No statistically significant correlation between creatinine clearance and Vardenafil plasma exposure (AUC and
Cmax) was observed. The pharmacokinetics of vardenafil has not been studied in patients requiring dialysis.
In patients with mild to moderate
hepatic impairment (Child-Pugh A and B), Vardenafil clearance was reduced in proportion to the degree of hepatic impairment.
In patients with mild hepatic impairment
(Child-Pugh A), Vardenafil AUC and Cmax were increased 1.2-fold
(AUC by 17%, and Cmax by 22%), compared to healthy control subjects.
In patients with moderate hepatic impairment
(Child-Pugh B), Vardenafil AUC was increased 2.6-fold (160%) and Cmax
was increased 2.3-fold (130%), compared to healthy control subjects.
The pharmacokinetics of Vardenafil has not been studied in patients with severe hepatic impairment (Child-Pugh C).
Treatment of erectile dysfunction
(inability to achieve or maintain penile erection sufficient for satisfactory sexual performance).
In order for Levitra to be effective, sexual stimulation is required.
Posology and method of administration
Recommended usual dose:
The recommended starting dose is 10
mg taken as needed approximately 25-60 minutes before sexual activity. In clinical
trials vardenafil was shown to be efficacious when taken up to 4-5 hours before sexual activity.
The maximum recommended dose frequency is once per day. LEVITRA can be taken with or
without food. The onset of activity may be delayed if taken with a high fat meal.
Sexual stimulation is required for a natural response to treatment (see
"Interaction with other medicaments and other forms of interaction").
Range of dose:
Based on efficacy and tolerability,
the dose may be increased to 20 mg or decreased to 5 mg.

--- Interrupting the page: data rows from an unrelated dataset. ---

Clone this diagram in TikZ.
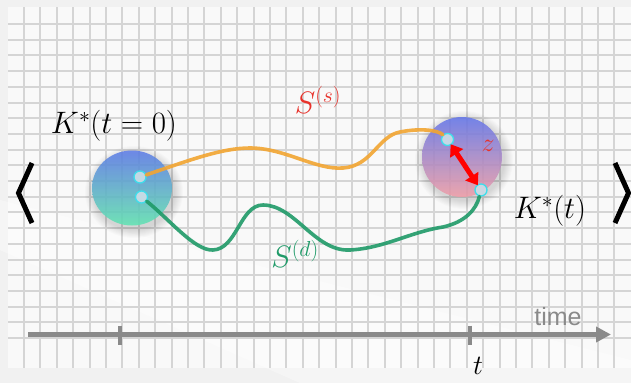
\RequirePackage{fix-cm}
\documentclass[tikz,border=0pt]{standalone}
\usepackage{fontspec}
\newfontfamily\timefont{Liberation Sans}
\usetikzlibrary{arrows.meta,shapes.geometric}
\definecolor{bgc}{HTML}{F1F1F1}
\definecolor{cellc}{HTML}{F9F9F9}
\definecolor{gridc}{HTML}{D5D5D5}
\definecolor{orc}{HTML}{F2A531}
\definecolor{grc}{HTML}{1F9A68}
\definecolor{redc}{HTML}{E8322B}
\definecolor{axc}{HTML}{8A8A8A}
\definecolor{dotc}{HTML}{C9DCE6}
\definecolor{cyanc}{HTML}{3EDDEB}
\tikzset{
  gridline/.style={draw=gridc, line width=2pt},
  blobshadow/.style={fill=black, opacity=0.015},
  dotnode/.style={circle, minimum size=12pt, inner sep=0pt, fill=dotc, draw=cyanc, line width=1.3pt, fill opacity=0.95},
  curveo/.style={draw=orc, line width=3.6pt, line cap=round, opacity=0.9},
  curveg/.style={draw=grc, line width=3.6pt, line cap=round, opacity=0.9},
  mathlbl/.style={inner sep=0pt, font=\fontsize{31}{34}\selectfont},
  bracket/.style={draw=black, line width=5pt, line join=miter},
  axisline/.style={draw=axc, line width=5pt},
  tickline/.style={draw=axc, line width=4pt},
}
\begin{document}
\begin{tikzpicture}[x=1pt,y=-1pt]
\useasboundingbox (0,0) rectangle (631,383);
\fill[bgc] (0,0) rectangle (631,383);
\fill[cellc] (8,7) rectangle (631,368);
\fill[white, opacity=0.35] (0,250) -- (300,383) -- (631,383) -- (631,360) -- (0,200) -- cycle;
% grid
\foreach \k in {0,...,36} \draw[gridline] ({24+16.4*\k},7) -- ({24+16.4*\k},368);
\foreach \k in {0,...,20} \draw[gridline] (8,{24+15.7*\k}) -- (631,{24+15.7*\k});
% shadows
\foreach \r in {1,...,9} \fill[blobshadow] (134,192) ellipse ({40pt+\r pt} and {37pt+\r pt});
\foreach \r in {1,...,9} \fill[blobshadow] (464,160) circle ({40pt+\r pt});
% blobs
\node[ellipse, minimum width=80pt, minimum height=75pt, inner sep=0pt] (lb) at (132,188) {};
\shade[top color={rgb,255:red,95;green,125;blue,232}, middle color={rgb,255:red,78;green,185;blue,220}, bottom color={rgb,255:red,98;green,228;blue,178}, fill opacity=0.88] (132,188) ellipse (40pt and 37.5pt);
\node[circle, minimum size=80pt, inner sep=0pt] (rb) at (462,157) {};
\shade[top color={rgb,255:red,102;green,120;blue,234}, middle color={rgb,255:red,184;green,142;blue,214}, bottom color={rgb,255:red,240;green,158;blue,168}, fill opacity=0.88] (462,157) circle (40pt);
% dots
\node[dotnode] (ls) at (140,177) {};
\node[dotnode] (ld) at (141.5,197) {};
\node[dotnode] (rs) at (447.5,139.5) {};
\node[dotnode] (rd) at (481,190) {};
% curves
\draw[curveo] (ls) .. controls (190,160) and (222,148) .. (250,148)
  .. controls (285,148) and (315,170) .. (343,168)
  .. controls (372,166) and (378,136) .. (400,132)
  .. controls (420,128) and (438,130) .. (rs);
\draw[curveg] (ld) .. controls (170,220) and (195,251) .. (213,250)
  .. controls (237,249) and (240,205) .. (263,205)
  .. controls (295,205) and (315,252) .. (350,250)
  .. controls (385,248) and (410,232) .. (443,227)
  .. controls (465,222) and (476,210) .. (rd);
% red double arrow
\draw[draw=red, line width=5pt, {Triangle[length=11pt,width=15pt]}-{Triangle[length=11pt,width=15pt]}, shorten <=-1pt, shorten >=-1pt] (rs) -- (rd);
% labels
\node[mathlbl] (k0) at (114,126) {$K^{*}(t=0)$};
\node[mathlbl, text=redc] (ss) at (318,100) {$S^{(s)}$};
\node[mathlbl, text=grc] (sd) at (295,254) {$S^{(d)}$};
\node[mathlbl, text=redc, font=\fontsize{26}{28}\selectfont] (zl) at (488,146) {$z$};
\node[mathlbl] (kt) at (550,211) {$K^{*}(t)$};
% brackets
\coordinate (lbt) at (32,163);
\coordinate (lbv) at (18.5,193);
\coordinate (lbb) at (32,223);
\coordinate (rbt) at (615,163);
\coordinate (rbv) at (628.5,193);
\coordinate (rbb) at (615,223);
\draw[bracket] (lbt) -- (lbv) -- (lbb);
\draw[bracket] (rbt) -- (rbv) -- (rbb);
% time axis
\coordinate (axs) at (28,334.5);
\coordinate (axe) at (611,334.5);
\draw[axisline, -{Triangle[length=15pt,width=15pt]}] (axs) -- (axe);
\coordinate (t0a) at (120,325.5);
\coordinate (t0b) at (120,345);
\coordinate (t1a) at (469.5,325.5);
\coordinate (t1b) at (469.5,345);
\draw[tickline] (t0a) -- (t0b);
\draw[tickline] (t1a) -- (t1b);
\node[inner sep=0pt, text=axc, font=\timefont\fontsize{25}{28}\selectfont] (tm) at (558,317) {time};
\node[mathlbl, font=\fontsize{28}{30}\selectfont] (tl) at (478,366) {$t$};
\end{tikzpicture}
\end{document}
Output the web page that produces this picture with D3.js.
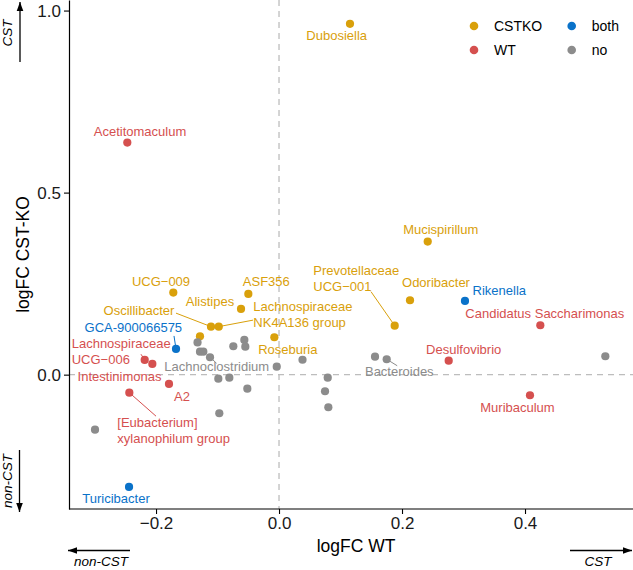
<!DOCTYPE html>
<html><head><meta charset="utf-8">
<script src="https://cdn.jsdelivr.net/npm/d3@7"></script>
<style>body{margin:0;background:#fff} svg{display:block}</style>
</head><body>
<script>
// ---------- data ----------
const genus = [
  "Dubosiella","Acetitomaculum","Mucispirillum","Odoribacter","Rikenella",
  "Prevotellaceae\nUCG\u2212001","Candidatus Saccharimonas","Desulfovibrio","Muribaculum","Bacteroides",
  "Alistipes","Oscillibacter","Lachnospiraceae\nNK4A136 group","ASF356","UCG\u2212009",
  "Roseburia","Lachnoclostridium","GCA-900066575","Lachnospiraceae\nUCG\u2212006","Intestinimonas",
  "A2","[Eubacterium]\nxylanophilum group","Turicibacter",
  "", "", "", "", "", "", "", "", "", "", "", "", "", "", "", "", "", "", ""
];
const logFC_WT = [
  0.1154,-0.2467,0.2418,0.2130,0.3024,
  0.1881,0.4249,0.2759,0.4081,0.1751,
  -0.0618,-0.1106,-0.0980,-0.0499,-0.1719,
  -0.0076,-0.1122,-0.1675,-0.2184,-0.2060,
  -0.1789,-0.2434,-0.2439,
  -0.1285,0.5306,0.1561,0.0792,0.0748,0.0802,0.0382,-0.1325,-0.1285,-0.1231,
  -0.0743,-0.0564,-0.0548,-0.0037,-0.0987,-0.0808,-0.0515,-0.0971,-0.2992
];
const logFC_CSTKO = [
  0.9635,0.6374,0.3654,0.2044,0.2025,
  0.1346,0.1357,0.0385,-0.0566,0.0423,
  0.1805,0.1319,0.1319,0.2217,0.2253,
  0.1027,0.0478,0.0706,0.0404,0.0294,
  -0.0255,-0.0495,-0.3085,
  0.1055,0.0505,0.0495,-0.0082,-0.0456,-0.0896,0.0409,0.0885,0.0632,0.0632,
  0.0780,0.0953,0.0769,0.0220,-0.0110,-0.0082,-0.0385,-0.1060,-0.1511
];
const group = [
  "CSTKO","WT","CSTKO","CSTKO","both",
  "CSTKO","WT","WT","WT","no",
  "CSTKO","CSTKO","CSTKO","CSTKO","CSTKO",
  "CSTKO","no","both","WT","WT",
  "WT","WT","both",
  "CSTKO","no","no","no","no","no","no","no","no","no",
  "no","no","no","no","no","no","no","no","no"
];
const groupLevels = ["CSTKO","WT","both","no"];
const groupColors = ["#D9A00B","#D5504F","#0A72C9","#8C8C8C"];
const xTicks = [-0.2, 0.0, 0.2, 0.4];
const yTicks = [0.0, 0.5, 1.0];

// ---------- label layout (repel result: pixel offsets from point; align; optional segment end) ----------
const labelLayout = {
  "Dubosiella": {dx:-13.3, dy:12, a:"middle"},
  "Acetitomaculum": {dx:12.7, dy:-11, a:"middle"},
  "Mucispirillum": {dx:13, dy:-11.7, a:"middle"},
  "Odoribacter": {dx:26, dy:-17.6, a:"middle"},
  "Rikenella": {dx:34.3, dy:-10.3, a:"middle"},
  "Prevotellaceae\nUCG\u2212001": {dx:-81.4, dy:-55, a:"start", sx:-23.7, sy:-34},
  "Candidatus Saccharimonas": {dx:4.5, dy:-12, a:"middle"},
  "Desulfovibrio": {dx:15, dy:-11.4, a:"middle"},
  "Muribaculum": {dx:-12.5, dy:12, a:"middle"},
  "Bacteroides": {dx:12.6, dy:12.4, a:"middle", sx:10.5, sy:6.5},
  "Alistipes": {dx:-31, dy:-7.3, a:"middle"},
  "Oscillibacter": {dx:-72, dy:-16.2, a:"middle", sx:-35, sy:-13.5},
  "Lachnospiraceae\nNK4A136 group": {dx:34.6, dy:-20, a:"start", sx:34.3, sy:-6.5},
  "ASF356": {dx:18, dy:-12.3, a:"middle"},
  "UCG\u2212009": {dx:-12.3, dy:-11, a:"middle"},
  "Roseburia": {dx:13.5, dy:12, a:"middle"},
  "Lachnoclostridium": {dx:6.7, dy:9.4, a:"middle", sx:6.5, sy:6},
  "GCA-900066575": {dx:-42.7, dy:-21.3, a:"middle", sx:-2, sy:-13},
  "Lachnospiraceae\nUCG\u2212006": {dx:-73, dy:-16.7, a:"start", sx:-3.7, sy:-5.7},
  "Intestinimonas": {dx:-32.8, dy:13, a:"middle"},
  "A2": {dx:13, dy:12.5, a:"middle"},
  "[Eubacterium]\nxylanophilum group": {dx:-12, dy:30, a:"start", sx:26.7, sy:23.5},
  "Turicibacter": {dx:-13, dy:11.3, a:"middle"}
};

// ---------- chart ----------
const W = 633, H = 570;
const margin = {left:69, right:0, top:0, bottom:61};
const font = "'Liberation Sans', Arial, Helvetica, sans-serif";

const svg = d3.select("body").append("svg").attr("width", W).attr("height", H)
  .style("font-family", font);

const x = d3.scaleLinear().domain([-0.3415, 0.5756]).range([margin.left, W - margin.right]);
const y = d3.scaleLinear().domain([-0.369, 1.029]).range([H - margin.bottom, margin.top]);
const color = d3.scaleOrdinal().domain(groupLevels).range(groupColors);

const data = genus.map((g, i) => ({name: g, wt: logFC_WT[i], ko: logFC_CSTKO[i], grp: group[i]}));

// zero reference lines
svg.append("line").attr("x1", x(0)).attr("x2", x(0)).attr("y1", y.range()[1]).attr("y2", y.range()[0])
  .attr("stroke", "#BDBDBD").attr("stroke-width", 1.3).attr("stroke-dasharray", "6,5");
svg.append("line").attr("x1", x.range()[0]).attr("x2", x.range()[1]).attr("y1", y(0)).attr("y2", y(0))
  .attr("stroke", "#BDBDBD").attr("stroke-width", 1.3).attr("stroke-dasharray", "6,5");

// axes
const fmt = d => (d < 0 ? "\u2212" : "") + Math.abs(d).toFixed(1);
const xAxis = svg.append("g").attr("transform", `translate(0,${H - margin.bottom})`)
  .call(d3.axisBottom(x).tickValues(xTicks).tickFormat(fmt).tickSize(5).tickPadding(3).tickSizeOuter(0));
const yAxis = svg.append("g").attr("transform", `translate(${margin.left},0)`)
  .call(d3.axisLeft(y).tickValues(yTicks).tickFormat(fmt).tickSize(5).tickPadding(3).tickSizeOuter(0));
[xAxis, yAxis].forEach(a => {
  a.select(".domain").attr("stroke", "#000").attr("stroke-width", 1.2);
  a.selectAll(".tick line").attr("stroke", "#000").attr("stroke-width", 1.1);
  a.selectAll(".tick text").attr("fill", "#1a1a1a").style("font-size", "17px").style("font-family", font);
});
xAxis.select(".domain").attr("d", `M${x.range()[0]},0H${x.range()[1]}`);

// axis titles
svg.append("text").attr("x", 356).attr("y", 546).attr("text-anchor", "middle").attr("dy", "0.35em")
  .style("font-size", "17.5px").attr("fill", "#000").text("logFC WT");
svg.append("text").attr("transform", `translate(23,${(y.range()[0] + y.range()[1]) / 2}) rotate(-90)`)
  .attr("text-anchor", "middle").attr("dy", "0.35em")
  .style("font-size", "17.5px").attr("fill", "#000").text("logFC CST-KO");

// points
svg.append("g").selectAll("circle").data(data).join("circle")
  .attr("cx", d => x(d.wt)).attr("cy", d => y(d.ko)).attr("r", 4.1)
  .attr("fill", d => color(d.grp));

// label segments
const labelled = data.filter(d => d.name && labelLayout[d.name]);
svg.append("g").selectAll("line").data(labelled.filter(d => labelLayout[d.name].sx !== undefined)).join("line")
  .attr("x1", d => x(d.wt)).attr("y1", d => y(d.ko))
  .attr("x2", d => x(d.wt) + labelLayout[d.name].sx).attr("y2", d => y(d.ko) + labelLayout[d.name].sy)
  .attr("stroke", d => color(d.grp)).attr("stroke-width", 1);

// labels
const lg = svg.append("g");
labelled.forEach(d => {
  const L = labelLayout[d.name];
  const t = lg.append("text")
    .attr("x", x(d.wt) + L.dx).attr("y", y(d.ko) + L.dy)
    .attr("text-anchor", L.a).attr("fill", color(d.grp))
    .style("font-size", "13px");
  d.name.split("\n").forEach((line, i) => {
    t.append("tspan").attr("x", x(d.wt) + L.dx)
      .attr("y", y(d.ko) + L.dy + i * 16).attr("dy", "0.35em").text(line);
  });
});

// legend (2 columns x 2 rows)
const legendCols = [474, 571.7], legendRows = [26, 50];
const leg = svg.append("g");
groupLevels.forEach((g, i) => {
  const cx = legendCols[Math.floor(i / 2)], cy = legendRows[i % 2];
  leg.append("circle").attr("cx", cx).attr("cy", cy).attr("r", 4.3).attr("fill", color(g));
  leg.append("text").attr("x", cx + 20).attr("y", cy).attr("dy", "0.35em")
    .style("font-size", "14px").attr("fill", "#000").text(g);
});

// direction arrows
function arrow(x1, y1, x2, y2) {
  svg.append("line").attr("x1", x1).attr("y1", y1).attr("x2", x2).attr("y2", y2)
    .attr("stroke", "#000").attr("stroke-width", 1.3);
  const ang = Math.atan2(y2 - y1, x2 - x1), len = 9, half = 3.3;
  const bx = x2 - len * Math.cos(ang), by = y2 - len * Math.sin(ang);
  const px = -Math.sin(ang) * half, py = Math.cos(ang) * half;
  svg.append("path").attr("d", `M${x2},${y2}L${bx + px},${by + py}L${bx - px},${by - py}Z`).attr("fill", "#000");
}
arrow(20, 62, 20, 2);
arrow(19.5, 450, 19.5, 512);
arrow(130, 550.5, 68, 550.5);
arrow(570, 550.5, 632, 550.5);

function note(tx, ty, rot, txt) {
  svg.append("text").attr("transform", `translate(${tx},${ty}) rotate(${rot})`)
    .attr("text-anchor", "middle").attr("dy", "0.35em")
    .style("font-size", "13.5px").style("font-style", "italic").attr("fill", "#000").text(txt);
}
note(7, 33, -90, "CST");
note(7, 481, -90, "non-CST");
note(101, 561.5, 0, "non-CST");
note(598, 561.5, 0, "CST");
</script>
</body></html>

The maximum recommended dose is 20 mg once daily. A maximum dose of 5 mg should not be
exceeded when used in combination with the potent cytochrome P450 (GYP) 3A4 inhibitor
erythromycin (increased AUC by 4 fold). Concomitant use with ketoconazole, itraconazole,
indinavir or ritonavir, should be avoided as vardenafil AUC is increased by 10-16
fold if the drugs are combined (see "Special warnings and special precautions for use").
Method of administration:
For oral use
Elderly (above 65 years):
Hepatic clearance of healthy elderly
volunteers was reduced. The AUC and Cmax in the elderly are higher by 52% and 34%
as compared to young male volunteers (18-45 years). Therefore, a starting dose of 5 mg is recommended. (see "Contraindications")
Children (from birth to 16 years):
LEVITRA is not indicated for use in children.
No dose adjustment needed in patients with
mild hepatic impairment (Child-Pugh A). Vardenafil clearance is reduced in patients with
moderate hepatic impairment (ChildPugh B). Therefore a starting dose of 5 mg is recommended.
(see "Contraindications") The pharmacokinetics has not been studied in patients with severe hepatic impairment (Child-Pugh C).
No dose adjustment is needed in patients
with mild (CLcr > 50-80 ml/min) and moderate (CLcr > 30-50 ml/min) renal impairment.
In patients with severe renal impairment (CLcr < 30 ml/min), a starting dose of 5 mg should be considered.
Use in Women
Levitra is not indicated for use in women.